Ontem desloquei-me ao bairro alto para fazer um trabalho de rádio, que consistia basicamente em efectuar uma entrevista a uma aluna Erasmus enquanto fazíamos um percurso curto por alguns dos bares e locais mais emblemáticos daquela periferia. O ponto de encontro (e também de partida para o nosso trabalho) foi na "Brasileira". Como apenas eram requisitados três membros do grupo para a entrevista (técnico, entrevistadora e entrevistada), perguntei aos meus colegas se não seria possível afastar-me um pouco da zona de trabalho para ouvir de perto um jovem que ali estava na rua de guitarra eléctrica na mão (ligado ao respectivo amplificador) a tocar umas malhas. Prestei atenção ao seu estilo, à sua eleição de temas para a noite e à forma como sentia o gemido da guitarra. Tinha um ar escanzelado, com a pele mal tratada (talvez tivesse alguma dependência de drogas) e algumas feridas. Mas estava em vivo. Suava por todos os poros do seu corpo, fruto dos movimentos compenetrados que geravam cada riff de guitarra. Ao fim de o ouvir tocar durante algum tempo, fui deixar umas moedas no seu chapéu e aproveitei para lhe perguntar se era português, ao que me respondeu: "Não! Sou Boémio, mas percebo bem o português". Começámos então uma conversa em espanhol (óptima maneira de por em prática aquilo que tenho vindo a aprender) onde trocámos impressões relativamente ao mundo da música, nomeadamente nos géneros de blues e rock, onde residem os guitarristas mais consagrados. Por entre sugestões e comentários senti que ele tinha um gosto musical apuradíssimo, com referencias em comum com as minhas. Senti de imediato uma empatia com ele. Parecia ser boa pessoa e isso notava-se logo no sorriso fácil que distribuía ou nos gestos de agradecimento para as pessoas que ali o aplaudiam. Senti que tocava primariamente pelo amor à guitarra e não tanto pelo dinheiro, embora lhe fizesse falta como é óbvio.
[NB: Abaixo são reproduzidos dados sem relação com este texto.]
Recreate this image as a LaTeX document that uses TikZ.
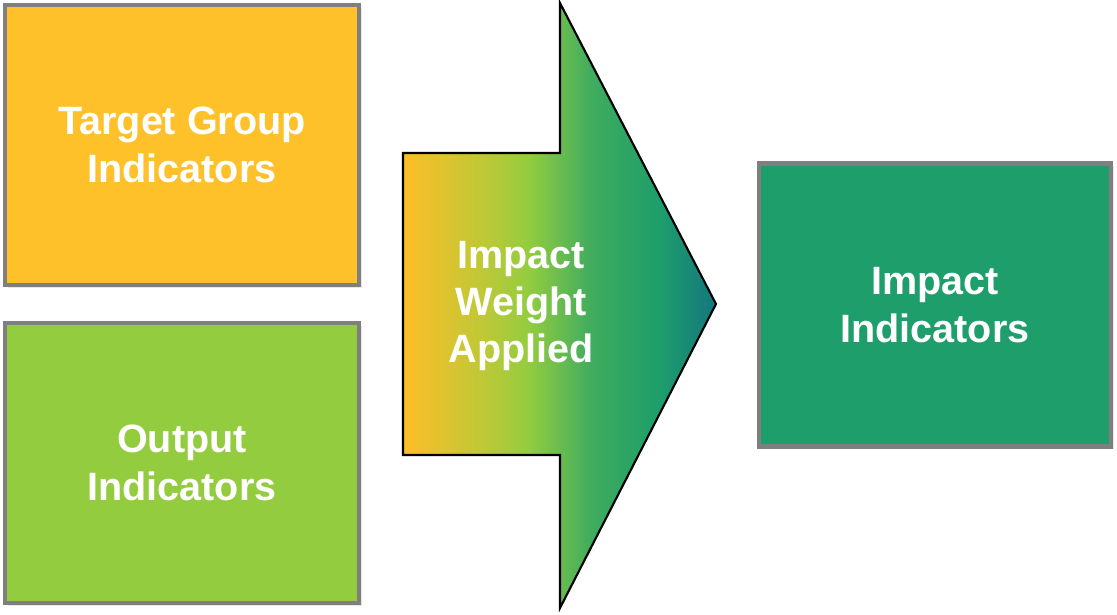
\documentclass[tikz,border=0pt]{standalone}
\usepackage{fontspec}
\setmainfont{Liberation Sans}
\usepackage{tikz}
\usetikzlibrary{shadows}

\definecolor{tgyellow}{HTML}{FEC12A}
\definecolor{outgreen}{HTML}{93CD3F}
\definecolor{impgreen}{HTML}{1D9E6B}
\definecolor{tipteal}{HTML}{15767F}
\definecolor{boxgray}{HTML}{7F7F7F}

% left to right: yellow -> lime -> green -> teal
\pgfdeclarehorizontalshading{weightshade}{100bp}{
  color(0bp)=(tgyellow!95!orange);
  color(25bp)=(tgyellow!95!orange);
  color(38bp)=(outgreen!60!tgyellow);
  color(45bp)=(outgreen);
  color(55bp)=(impgreen!70!outgreen);
  color(66bp)=(impgreen);
  color(75bp)=(tipteal);
  color(100bp)=(tipteal)}

\tikzset{
  indbox/.style={draw=boxgray, line width=2.8pt, minimum width=7.08cm,
    minimum height=5.6cm, align=center, text=white,
    drop shadow={opacity=0.2, shadow xshift=1.5pt, shadow yshift=-1.5pt}},
  bigtext/.style={font=\bfseries\fontsize{22.5}{27}\selectfont}
}

\begin{document}
\begin{tikzpicture}[x=0.02cm, y=-0.02cm]
	\useasboundingbox (0,0) rectangle (1117,615);
	% input indicators
	\node[indbox, bigtext, fill=tgyellow] (target) at (182,145) {Target Group\\Indicators};
	\node[indbox, bigtext, fill=outgreen] (output) at (182,463) {Output\\Indicators};
	% the weighting step
	\shade[shading=weightshade, draw=black, line width=1.2pt, line join=miter]
		(403,153) -- (560,153) -- (560,3) -- (716,304) -- (560,608)
		-- (560,455) -- (403,455) -- cycle;
	\node[bigtext, text=white, align=center] (weight) at (521,306) {Impact\\Weight\\Applied};
	% result
	\node[indbox, bigtext, fill=impgreen, minimum width=7.04cm, minimum height=5.66cm] (impact) at (935,305) {Impact\\Indicators};
\end{tikzpicture}
\end{document}
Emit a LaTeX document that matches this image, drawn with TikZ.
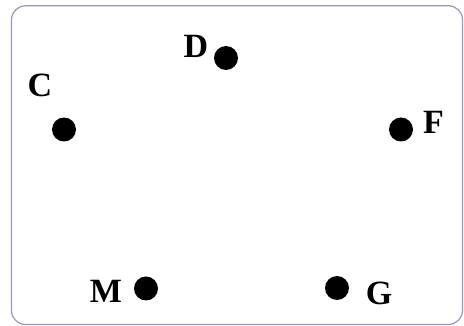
\documentclass[tikz,border=0pt]{standalone}
\usepackage{fontspec}
\setmainfont{Liberation Serif}
\begin{document}
\begin{tikzpicture}[x=1pt,y=-1pt,
  dot/.style={circle,fill=black,inner sep=0pt,minimum size=24pt},
  lbl/.style={inner sep=0pt,font=\fontsize{34}{34}\selectfont\bfseries}]
\useasboundingbox (0,0) rectangle (464,326);
\definecolor{framecol}{RGB}{150,150,190}
\draw[framecol,line width=1.2pt,rounded corners=14pt] (11.5,5.8) rectangle (462.5,324.5);
\node[dot] (d) at (226,58) {};
\node[dot] (c) at (64,129.5) {};
\node[dot] (f) at (401,129.5) {};
\node[dot] (m) at (146,288.5) {};
\node[dot] (g) at (337,288) {};
\node[lbl] (ld) at (196,46) {D};
\node[lbl] (lc) at (40,85) {C};
\node[lbl] (lf) at (433.5,122) {F};
\node[lbl] (lm) at (106,291.5) {M};
\node[lbl] (lg) at (379,293.5) {G};
\end{tikzpicture}
\end{document}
Achei curiosa uma frase que largou no meio da conversa e que me ficou vincada na memória.:
"Estoy aqui para compartir la música".
(Contextualizado esta citação na conversa...)
Disse-me que adorava música... que esta era a sua verdadeira paixão, e como tal, além de recreação, também a usava para tentar sobreviver. De rua em rua procurava os sítios com maior movimento para ter assim maior audiência. E tocava... tocava tocava tocava... Afirmava que a sua grande missão era partilhar boa música com outros, providenciando aos que lhe rodeiam uma educação musical e um refinamento do "ouvido". Claro que agradecia a moeda ocasional, pois sem ela seria dificil viver, mas o principio com o qual tentava puxar pela contribuição das pessoas era diferente. Como quem diz ter esperança no "dou-vos boa música, e vocês dão-me algo de volta", ao contrário de muito boa gente que se for preciso toca aleatoriamente nuns ferrinhos apenas como forma de chamar a atenção. Aqui havia de facto alguma qualidade e entrega no que estava a fazer. Infelizmente aplausos não lhe pagam casa, nem roupa ou comida... porque se assim fosse, desconfio que ele estaria bem vivendo desse sustento. Mas nota-se que ele aprecia, como qualquer bom artista, o reconhecimento que lhe é dado de uma forma mais entusiasta, que o dinheiro não é capaz de lhe conferir
.
Este episódio lembrou-me, entre várias coisas, um dos propósitos do meu blog. O poder "compartir" a minha experiência e os meus interesses/gostos com outros, na esperança que venham a adquirir novos hábitos, que venham a fazer aquisições culturais para o seu reportório pessoal, que à minha semelhança espalhem pelo mundo algumas das melhores coisas que andam por ai à procura de alguém interessado. O dar livremente... sem esquemas, sem interesses... mas sim de boa vontade com um espírito generoso e genuíno. Um processo em cadeia que se monta e que facilmente se instala no nosso quotidiano tendo por base o nosso trabalho conjunto. É bom por vezes sermos lembrados das razões pelas quais tomamos certos caminhos, e por isso, estarei sempre agradecido ao Martín.
Trocámos contactos para que possamos continuar a trocar sugestões musicais e talvez num futuro próximo lhe venha a convidar para o festival de Jazz ou outros concertos aqui na zona. Despedimos-nos com um abraço e um "Hasta Siempre".
Espero que os nossos caminhos se voltem a cruzar.